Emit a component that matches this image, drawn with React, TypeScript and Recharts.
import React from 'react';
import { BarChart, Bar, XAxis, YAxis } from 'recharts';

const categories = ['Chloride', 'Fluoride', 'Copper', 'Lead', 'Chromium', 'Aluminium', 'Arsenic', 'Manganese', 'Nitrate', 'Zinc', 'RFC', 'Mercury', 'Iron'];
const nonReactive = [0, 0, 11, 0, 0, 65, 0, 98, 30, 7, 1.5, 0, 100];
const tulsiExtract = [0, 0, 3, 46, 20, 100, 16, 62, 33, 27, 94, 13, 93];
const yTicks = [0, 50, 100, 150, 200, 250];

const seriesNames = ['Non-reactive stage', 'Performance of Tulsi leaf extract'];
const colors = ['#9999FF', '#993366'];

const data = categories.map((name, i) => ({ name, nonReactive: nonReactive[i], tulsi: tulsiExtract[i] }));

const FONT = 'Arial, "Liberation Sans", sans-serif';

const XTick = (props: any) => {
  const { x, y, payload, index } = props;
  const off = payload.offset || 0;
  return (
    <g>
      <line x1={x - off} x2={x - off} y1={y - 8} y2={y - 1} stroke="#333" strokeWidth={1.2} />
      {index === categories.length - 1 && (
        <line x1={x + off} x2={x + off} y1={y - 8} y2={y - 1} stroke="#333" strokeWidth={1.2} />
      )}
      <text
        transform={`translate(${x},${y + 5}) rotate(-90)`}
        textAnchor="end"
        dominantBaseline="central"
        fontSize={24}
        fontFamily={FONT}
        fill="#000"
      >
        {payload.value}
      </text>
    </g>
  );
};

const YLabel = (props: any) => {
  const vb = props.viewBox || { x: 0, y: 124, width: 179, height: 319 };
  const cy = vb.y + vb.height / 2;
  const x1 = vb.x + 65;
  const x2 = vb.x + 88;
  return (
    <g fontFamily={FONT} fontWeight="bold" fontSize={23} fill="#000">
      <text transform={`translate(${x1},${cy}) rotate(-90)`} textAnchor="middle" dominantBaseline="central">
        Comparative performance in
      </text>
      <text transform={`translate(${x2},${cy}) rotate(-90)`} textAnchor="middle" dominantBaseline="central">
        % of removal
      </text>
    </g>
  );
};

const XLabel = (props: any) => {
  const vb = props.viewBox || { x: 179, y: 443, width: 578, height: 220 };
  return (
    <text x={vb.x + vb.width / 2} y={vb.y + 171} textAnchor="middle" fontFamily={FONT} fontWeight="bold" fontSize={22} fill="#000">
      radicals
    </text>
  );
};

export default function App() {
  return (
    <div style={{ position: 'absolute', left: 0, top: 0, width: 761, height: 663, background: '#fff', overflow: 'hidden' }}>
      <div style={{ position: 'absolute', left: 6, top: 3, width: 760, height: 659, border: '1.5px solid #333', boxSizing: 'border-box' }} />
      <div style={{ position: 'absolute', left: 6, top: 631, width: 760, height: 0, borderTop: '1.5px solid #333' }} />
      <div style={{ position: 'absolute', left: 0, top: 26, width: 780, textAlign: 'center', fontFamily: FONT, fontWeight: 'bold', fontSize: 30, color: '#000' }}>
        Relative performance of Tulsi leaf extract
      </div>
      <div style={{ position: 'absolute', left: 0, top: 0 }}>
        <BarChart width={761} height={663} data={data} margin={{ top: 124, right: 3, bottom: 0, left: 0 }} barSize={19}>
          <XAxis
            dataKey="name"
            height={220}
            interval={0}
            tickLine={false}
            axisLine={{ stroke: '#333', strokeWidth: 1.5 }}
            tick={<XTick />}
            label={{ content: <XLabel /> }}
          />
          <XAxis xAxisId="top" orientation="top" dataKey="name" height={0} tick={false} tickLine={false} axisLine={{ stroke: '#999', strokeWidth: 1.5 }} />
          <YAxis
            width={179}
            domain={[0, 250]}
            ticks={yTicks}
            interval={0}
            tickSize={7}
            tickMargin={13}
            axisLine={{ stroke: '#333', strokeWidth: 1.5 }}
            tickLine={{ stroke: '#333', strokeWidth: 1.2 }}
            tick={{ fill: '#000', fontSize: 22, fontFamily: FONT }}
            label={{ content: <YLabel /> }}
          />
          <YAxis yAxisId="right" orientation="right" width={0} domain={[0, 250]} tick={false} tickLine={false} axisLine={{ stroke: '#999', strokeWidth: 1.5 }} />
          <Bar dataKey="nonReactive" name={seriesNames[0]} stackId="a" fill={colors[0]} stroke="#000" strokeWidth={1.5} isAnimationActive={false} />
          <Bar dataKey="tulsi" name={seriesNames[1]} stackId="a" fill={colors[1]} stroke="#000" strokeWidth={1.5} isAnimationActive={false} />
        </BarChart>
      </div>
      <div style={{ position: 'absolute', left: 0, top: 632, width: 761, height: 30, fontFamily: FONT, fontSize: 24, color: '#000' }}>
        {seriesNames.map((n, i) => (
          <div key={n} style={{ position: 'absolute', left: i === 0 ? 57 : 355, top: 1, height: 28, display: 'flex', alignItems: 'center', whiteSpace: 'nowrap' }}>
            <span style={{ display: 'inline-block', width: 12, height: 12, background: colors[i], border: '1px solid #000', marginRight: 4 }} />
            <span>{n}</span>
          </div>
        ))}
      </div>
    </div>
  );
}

----------------------------------------

#### Required task:
Quote every line of the data, word for word.

#### Written response:
Emit a component that matches this image, drawn with React, TypeScript and Recharts.
import React from 'react';
import { BarChart, Bar, XAxis, YAxis } from 'recharts';

const categories = ['Chloride', 'Fluoride', 'Copper', 'Lead', 'Chromium', 'Aluminium', 'Arsenic', 'Manganese', 'Nitrate', 'Zinc', 'RFC', 'Mercury', 'Iron'];
const nonReactive = [0, 0, 11, 0, 0, 65, 0, 98, 30, 7, 1.5, 0, 100];
const tulsiExtract = [0, 0, 3, 46, 20, 100, 16, 62, 33, 27, 94, 13, 93];
const yTicks = [0, 50, 100, 150, 200, 250];

const seriesNames = ['Non-reactive stage', 'Performance of Tulsi leaf extract'];
const colors = ['#9999FF', '#993366'];

const data = categories.map((name, i) => ({ name, nonReactive: nonReactive[i], tulsi: tulsiExtract[i] }));

const FONT = 'Arial, "Liberation Sans", sans-serif';

const XTick = (props: any) => {
  const { x, y, payload, index } = props;
  const off = payload.offset || 0;
  return (
    <g>
      <line x1={x - off} x2={x - off} y1={y - 8} y2={y - 1} stroke="#333" strokeWidth={1.2} />
      {index === categories.length - 1 && (
        <line x1={x + off} x2={x + off} y1={y - 8} y2={y - 1} stroke="#333" strokeWidth={1.2} />
      )}
      <text
        transform={`translate(${x},${y + 5}) rotate(-90)`}
        textAnchor="end"
        dominantBaseline="central"
        fontSize={24}
        fontFamily={FONT}
        fill="#000"
      >
        {payload.value}
      </text>
    </g>
  );
};

const YLabel = (props: any) => {
  const vb = props.viewBox || { x: 0, y: 124, width: 179, height: 319 };
  const cy = vb.y + vb.height / 2;
  const x1 = vb.x + 65;
  const x2 = vb.x + 88;
  return (
    <g fontFamily={FONT} fontWeight="bold" fontSize={23} fill="#000">
      <text transform={`translate(${x1},${cy}) rotate(-90)`} textAnchor="middle" dominantBaseline="central">
        Comparative performance in
      </text>
      <text transform={`translate(${x2},${cy}) rotate(-90)`} textAnchor="middle" dominantBaseline="central">
        % of removal
      </text>
    </g>
  );
};

const XLabel = (props: any) => {
  const vb = props.viewBox || { x: 179, y: 443, width: 578, height: 220 };
  return (
    <text x={vb.x + vb.width / 2} y={vb.y + 171} textAnchor="middle" fontFamily={FONT} fontWeight="bold" fontSize={22} fill="#000">
      radicals
    </text>
  );
};

export default function App() {
  return (
    <div style={{ position: 'absolute', left: 0, top: 0, width: 761, height: 663, background: '#fff', overflow: 'hidden' }}>
      <div style={{ position: 'absolute', left: 6, top: 3, width: 760, height: 659, border: '1.5px solid #333', boxSizing: 'border-box' }} />
      <div style={{ position: 'absolute', left: 6, top: 631, width: 760, height: 0, borderTop: '1.5px solid #333' }} />
      <div style={{ position: 'absolute', left: 0, top: 26, width: 780, textAlign: 'center', fontFamily: FONT, fontWeight: 'bold', fontSize: 30, color: '#000' }}>
        Relative performance of Tulsi leaf extract
      </div>
      <div style={{ position: 'absolute', left: 0, top: 0 }}>
        <BarChart width={761} height={663} data={data} margin={{ top: 124, right: 3, bottom: 0, left: 0 }} barSize={19}>
          <XAxis
            dataKey="name"
            height={220}
            interval={0}
            tickLine={false}
            axisLine={{ stroke: '#333', strokeWidth: 1.5 }}
            tick={<XTick />}
            label={{ content: <XLabel /> }}
          />
          <XAxis xAxisId="top" orientation="top" dataKey="name" height={0} tick={false} tickLine={false} axisLine={{ stroke: '#999', strokeWidth: 1.5 }} />
          <YAxis
            width={179}
            domain={[0, 250]}
            ticks={yTicks}
            interval={0}
            tickSize={7}
            tickMargin={13}
            axisLine={{ stroke: '#333', strokeWidth: 1.5 }}
            tickLine={{ stroke: '#333', strokeWidth: 1.2 }}
            tick={{ fill: '#000', fontSize: 22, fontFamily: FONT }}
            label={{ content: <YLabel /> }}
          />
          <YAxis yAxisId="right" orientation="right" width={0} domain={[0, 250]} tick={false} tickLine={false} axisLine={{ stroke: '#999', strokeWidth: 1.5 }} />
          <Bar dataKey="nonReactive" name={seriesNames[0]} stackId="a" fill={colors[0]} stroke="#000" strokeWidth={1.5} isAnimationActive={false} />
          <Bar dataKey="tulsi" name={seriesNames[1]} stackId="a" fill={colors[1]} stroke="#000" strokeWidth={1.5} isAnimationActive={false} />
        </BarChart>
      </div>
      <div style={{ position: 'absolute', left: 0, top: 632, width: 761, height: 30, fontFamily: FONT, fontSize: 24, color: '#000' }}>
        {seriesNames.map((n, i) => (
          <div key={n} style={{ position: 'absolute', left: i === 0 ? 57 : 355, top: 1, height: 28, display: 'flex', alignItems: 'center', whiteSpace: 'nowrap' }}>
            <span style={{ display: 'inline-block', width: 12, height: 12, background: colors[i], border: '1px solid #000', marginRight: 4 }} />
            <span>{n}</span>
          </div>
        ))}
      </div>
    </div>
  );
}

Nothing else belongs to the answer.